Her aim is to draw you into that world, as though you’re watching a film. She’s incredibly inspired by the whimsical; she references movies like Barbarella, Big Fish, and Life In Three Chapters, films that make you feel like you’ve been “plopped into this universe.” Her live shows have this same kind of atmosphere and often her live stage sets are handmade.

It’s no surprise that while writing, Raveena is often inspired by her use of psychedelics. She wrote “Stronger” on an acid trip. Using the substance as a tool of healing, it became a space she could enter in order to “escape in a deep, existential way.” It’s a beautiful contradiction, Raveena’s desire for both escapism and to grapple head-on with trauma, one she handles masterfully on “Stronger.” The song is especially steeped in metaphysical imagery, a languid ode to her own power: “Holy as the sunrise / clear as the water,” she croons, “I was so naive / to think a man could be stronger than me / I’m stronger.”

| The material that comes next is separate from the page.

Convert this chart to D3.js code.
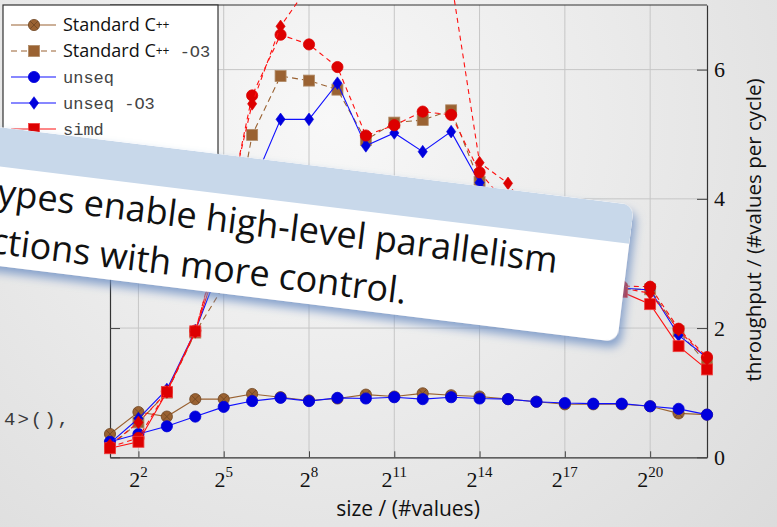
<!DOCTYPE html>
<html lang="en">
<head>
<meta charset="UTF-8">
<title>Throughput</title>
<script src="https://cdn.jsdelivr.net/npm/d3@7"></script>
<style>
html,body{margin:0;padding:0;width:777px;height:527px;overflow:hidden;}
svg{display:block;}
</style>
</head>
<body>
<script>
// sizes 2^1 .. 2^22
const sizes = [2,4,8,16,32,64,128,256,512,1024,2048,4096,8192,16384,32768,65536,131072,262144,524288,1048576,2097152,4194304];

const stdCpp     = [0.36,0.70,0.63,0.90,0.90,0.98,0.93,0.88,0.91,0.97,0.94,0.99,0.96,0.94,0.90,0.86,0.82,0.82,0.82,0.79,0.68,0.66];
const stdCppO3   = [0.17,0.54,1.00,1.93,2.65,4.99,5.90,5.83,5.69,4.91,5.18,5.22,5.37,4.26,3.80,3.30,2.90,2.70,2.60,2.60,1.95,1.45];
const unseq      = [0.24,0.36,0.48,0.63,0.78,0.87,0.92,0.87,0.92,0.91,0.93,0.90,0.93,0.91,0.90,0.86,0.84,0.83,0.83,0.79,0.75,0.66];
const unseqO3    = [0.22,0.60,1.05,1.96,3.10,4.20,5.23,5.23,5.79,4.82,5.02,4.73,5.04,4.25,3.80,3.30,2.90,2.70,2.62,2.59,1.89,1.54];
const simdO3a    = [0.16,0.30,1.02,1.96,3.50,5.60,6.54,6.39,6.04,4.98,5.14,5.35,5.30,4.41,3.90,3.40,3.00,2.80,2.65,2.64,1.99,1.55];
const simd       = [0.14,0.24,1.01,1.95,3.30,3.90,4.10,4.00,4.05,3.80,3.90,3.80,3.90,3.60,3.40,3.10,2.90,2.70,2.56,2.37,1.72,1.36];
const simdO3b    = [0.19,0.54,1.01,1.94,3.60,5.47,6.67,7.30,7.80,8.00,7.90,7.70,7.40,4.56,4.24,3.60,3.10,2.80,2.62,2.54,1.97,1.52];

const legendLabels = ["Standard C", "Standard C", "unseq", "unseq", "simd"];
const legendSuffix = ["", "-O3", "", "-O3", ""];
const legendSeries = [0, 1, 2, 3, 5];

const xTicks = [4,32,256,2048,16384,131072,1048576];
const xTickExp = ["2","5","8","11","14","17","20"];
const yTicks = [0,2,4,6];

const bannerLines = ["types enable high-level parallelism", "instructions with more control."];

const W = 777, H = 527;
const BROWN = "#9a6232", BROWN_D = "#6e4522";
const BLUE = "#0000dd", BLUE_L = "#1010ff";
const RED = "#dd0000", RED_L = "#ff1010";

const svg = d3.select("body").append("svg").attr("width", W).attr("height", H);
const defs = svg.append("defs");

const bg = defs.append("radialGradient").attr("id", "bg")
    .attr("gradientUnits", "userSpaceOnUse").attr("cx", 330).attr("cy", 120).attr("r", 640);
bg.append("stop").attr("offset", 0).attr("stop-color", "#f8f8f8");
bg.append("stop").attr("offset", 1).attr("stop-color", "#dadada");
svg.append("rect").attr("width", W).attr("height", H).attr("fill", "url(#bg)");

// bit of code from the slide behind
svg.append("text").attr("x", 4).attr("y", 425)
    .attr("font-family", "Liberation Mono").attr("font-size", 19).attr("letter-spacing", 2)
    .attr("fill", "#3a3a3a").text("4>(),");

const x = d3.scaleLog().base(2).domain([2, 4194304]).range([110, 707]);
const y = d3.scaleLinear().domain([0, 7]).range([457.3, 5]);

// grid
const grid = svg.append("g").attr("stroke", "#c6c6c6").attr("stroke-width", 1);
grid.selectAll("line.v").data(xTicks).join("line").attr("class", "v")
    .attr("x1", d => x(d)).attr("x2", d => x(d)).attr("y1", y(0)).attr("y2", y(7));
grid.selectAll("line.h").data(yTicks.filter(d => d > 0)).join("line").attr("class", "h")
    .attr("x1", x(2)).attr("x2", x(4194304)).attr("y1", d => y(d)).attr("y2", d => y(d));

// axes
const xAxis = svg.append("g").attr("transform", `translate(0,${y(0)})`)
    .call(d3.axisBottom(x).tickValues(xTicks).tickSizeInner(-6).tickSizeOuter(0).tickFormat(""));
const yAxisR = svg.append("g").attr("transform", `translate(${x(4194304)},0)`)
    .call(d3.axisRight(y).tickValues(yTicks).tickSizeInner(-10).tickSizeOuter(0).tickPadding(7).tickFormat(d3.format("d")));
const yAxisL = svg.append("g").attr("transform", `translate(${x(2)},0)`)
    .call(d3.axisLeft(y).tickValues(yTicks).tickSizeInner(-10).tickSizeOuter(0).tickFormat(""));
svg.append("line").attr("x1", x(2)).attr("x2", x(4194304)).attr("y1", y(7)).attr("y2", y(7))
    .attr("stroke", "#333").attr("stroke-width", 1.2);
[xAxis, yAxisR, yAxisL].forEach(a => {
    a.select(".domain").attr("stroke", "#333").attr("stroke-width", 1.2);
    a.selectAll(".tick line").attr("stroke", "#444");
});
yAxisR.selectAll(".tick text").attr("font-family", "Liberation Serif").attr("font-size", 22).attr("fill", "#111");

const xl = svg.append("g").attr("font-family", "Liberation Serif").attr("fill", "#111");
xTicks.forEach((t, i) => {
    const tx = xl.append("text").attr("x", x(t)).attr("y", 487).attr("text-anchor", "middle");
    tx.append("tspan").attr("font-size", 22).text("2");
    tx.append("tspan").attr("font-size", 15).attr("dy", -10).text(xTickExp[i]);
});

svg.append("text").attr("x", 408).attr("y", 516).attr("text-anchor", "middle")
    .attr("font-family", "Open Sans").attr("font-size", 21).attr("fill", "#111")
    .text("size / (#values)");
svg.append("text").attr("transform", "translate(761,230) rotate(-90)").attr("text-anchor", "middle")
    .attr("font-family", "Open Sans").attr("font-size", 20.5).attr("fill", "#111")
    .text("throughput / (#values per cycle)");

// markers
function marker(g, kind, cx, cy, fill, stroke) {
    if (kind === "circle" || kind === "otimes") {
        g.append("circle").attr("cx", cx).attr("cy", cy).attr("r", 5.6).attr("fill", fill).attr("stroke", stroke).attr("stroke-width", 0.8);
        if (kind === "otimes") {
            const r = 3.9;
            g.append("path").attr("d", `M${cx - r},${cy - r}L${cx + r},${cy + r}M${cx - r},${cy + r}L${cx + r},${cy - r}`)
                .attr("stroke", stroke).attr("stroke-width", 0.8);
        }
    } else if (kind === "square") {
        g.append("rect").attr("x", cx - 5.5).attr("y", cy - 5.5).attr("width", 11).attr("height", 11)
            .attr("fill", fill).attr("stroke", stroke).attr("stroke-width", 0.8);
    } else if (kind === "diamond") {
        g.append("path").attr("d", `M${cx},${cy - 6.3}L${cx + 4.6},${cy}L${cx},${cy + 6.3}L${cx - 4.6},${cy}Z`)
            .attr("fill", fill).attr("stroke", stroke).attr("stroke-width", 0.6);
    }
}

const series = [
    {v: stdCpp,   line: BROWN, dash: null,  kind: "otimes",  fill: BROWN, stroke: BROWN_D},
    {v: stdCppO3, line: BROWN, dash: "6,4", kind: "square",  fill: BROWN, stroke: "#b08a66"},
    {v: unseq,    line: BLUE_L, dash: null, kind: "circle",  fill: BLUE, stroke: BLUE},
    {v: unseqO3,  line: BLUE_L, dash: null, kind: "diamond", fill: BLUE, stroke: BLUE},
    {v: simdO3a,  line: RED_L, dash: "5,4", kind: "circle",  fill: RED, stroke: RED},
    {v: simd,     line: RED_L, dash: null,  kind: "square",  fill: RED, stroke: "#f04040"},
    {v: simdO3b,  line: RED_L, dash: "5,4", kind: "diamond", fill: RED, stroke: RED}
];

const plot = svg.append("g");
const line = d3.line().x(d => d[0]).y(d => d[1]);
series.forEach(s => {
    const g = plot.append("g");
    const pts = sizes.map((sz, i) => [x(sz), y(s.v[i])]);
    g.append("path").attr("d", line(pts)).attr("fill", "none")
        .attr("stroke", s.line).attr("stroke-width", 1.1).attr("stroke-dasharray", s.dash);
    pts.forEach(p => marker(g, s.kind, p[0], p[1], s.fill, s.stroke));
});

// legend
const lg = svg.append("g");
lg.append("rect").attr("x", 3).attr("y", 5).attr("width", 215).attr("height", 195)
    .attr("fill", "#fff").attr("stroke", "#333").attr("stroke-width", 1.2);
legendLabels.forEach((lab, i) => {
    const s = series[legendSeries[i]];
    const cy = 25 + i * 26;
    lg.append("line").attr("x1", 11).attr("x2", 56).attr("y1", cy).attr("y2", cy)
        .attr("stroke", s.line).attr("stroke-width", 1.1).attr("stroke-dasharray", s.dash);
    marker(lg, s.kind, 34, cy, s.fill, s.stroke);
    const t = lg.append("text").attr("x", 63).attr("y", cy + 6).attr("fill", "#111");
    if (i < 2) {
        t.append("tspan").attr("font-family", "Open Sans").attr("font-size", 18).text(lab);
        t.append("tspan").attr("font-family", "Open Sans").attr("font-size", 12).attr("dy", -2).text("++");
        if (legendSuffix[i]) t.append("tspan").attr("font-family", "Liberation Mono").attr("font-size", 17)
            .attr("fill", "#444").attr("dy", 2).text(" " + legendSuffix[i]);
    } else {
        t.attr("font-family", "Liberation Mono").attr("font-size", 17).attr("fill", "#444")
            .text(lab + (legendSuffix[i] ? " " + legendSuffix[i] : ""));
    }
});

// overlay card
const sh = defs.append("filter").attr("id", "sh").attr("x", "-10%").attr("y", "-30%").attr("width", "130%").attr("height", "170%");
sh.append("feDropShadow").attr("dx", 4).attr("dy", 6).attr("stdDeviation", 5)
    .attr("flood-color", "#6d8fc4").attr("flood-opacity", 0.8);
defs.append("clipPath").attr("id", "cardClip")
    .append("rect").attr("x", -800).attr("y", 0).attr("width", 800).attr("height", 138).attr("rx", 12);

const card = svg.append("g").attr("transform", "translate(634,205) rotate(7)");
card.append("rect").attr("x", -800).attr("y", 0).attr("width", 800).attr("height", 138).attr("rx", 12)
    .attr("fill", "#fff").attr("filter", "url(#sh)");
card.append("rect").attr("x", -800).attr("y", 0).attr("width", 800).attr("height", 39)
    .attr("fill", "#c8d8ea").attr("clip-path", "url(#cardClip)");
card.append("text").attr("x", -69).attr("y", 77).attr("text-anchor", "end")
    .attr("font-family", "Open Sans").attr("font-size", 36).attr("fill", "#111").text(bannerLines[0]);
card.append("text").attr("x", -215).attr("y", 126).attr("text-anchor", "end")
    .attr("font-family", "Open Sans").attr("font-size", 36).attr("fill", "#111").text(bannerLines[1]);
</script>
</body>
</html>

Raveena was inspired, too, by artists like D’Angelo, Sly and the Family Stone, Minnie Riperton, and, particularly Sade—an artist who is similarly insular in the production of her sound. (“There were no outside influences,” she says, just Raveena and Orr and her band in the studio.) The more experimental moments on Lucid recall musicians like Kadhja Bonet, Bjork, Outkast, Erykah Badu, and legendary Indian singer Asha Puthli.

Raveena’s culture is equally as significant as the rest of the identity she expresses. Representation of the South Asian community in the mainstream, she says, is typically narrow and caricatured. With her music, Raveena aims for a “complete expression of the self.” Yes, she’s talking about trauma that exists within the South Asian experience, but those experiences, she says, are universal. “Anyone who’s been through something can relate to them.”